Kennedy's first priority, Reeves makes plain, was political survival. But getting re- elected always came first. He was not a liberal; indeed he and his brother often mocked the liberal wing of the Democratic party as 'honkers'. He had 'little ideology beyond anti-communism'.

His reputation rests on a number of achievements, each of which, on examination, turns out to be bogus or at least not quite what it seemed.

Kennedy is still revered by many American blacks, and by non- white people the world over, for his leadership of the civil rights revolution. The fact is that he did his best to prevent Martin Luther King from holding his great March on Washington. Lyndon Johnson, the southerner and the supposed representative of the old politics, understood far more clearly what was happening and what needed to be done.

The Cuban missile crisis was hailed as a triumph of the will. But Kennedy successfully concealed in his lifetime that, in order to get the Russian missiles out of Cuba, he had done just what he denounced others for proposing, and traded them against American missiles in Turkey.

Kennedy was obsessed in a personal way with the conflict against the Soviet Union and against communism. There was something almost adolescent in the aggression he put into that conflict, wanting to know whether Khrushchev or Castro was as 'tough' as he was: a key concern, the need of the sickly rich kid to believe he was as tough as the others.

His understanding of what was happening in the swiftly changing world of the early Sixties was rudimentary. He was bored by economics, and also by domestic policy; instead he focused almost exclusively on 'foreign policy', meaning the Cold War. He was trapped by his own dishonest 'missile gap' campaign rhetoric. Above all, he failed to grasp that the political revolution in the South was actually more important, for the Democratic party and for the country, than his meeting with Khrushchev in Vienna.
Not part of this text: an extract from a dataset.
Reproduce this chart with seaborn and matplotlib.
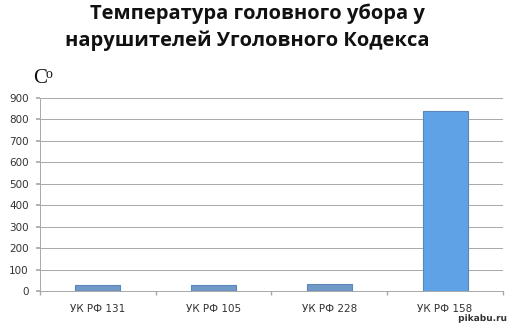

And yet . . . he was the first president of the television age, and his style, his wry, self-deprecating humour and his gift for projecting himself as simultaneously a prince and a regular fellow, were perfectly attuned to the new politics. With imaginative and thorough research and balanced judgment Richard Reeves has recorded this triumph of image over substance, and chronicled the first, but not the last, American president to see the White House not as a pulpit or a command post but as a prize to be won and enjoyed.

Reeves, aware of all the ambiguities, even asks the shrewd question whether Kennedy was the first of the new, or the last of the old. He was, of course, both.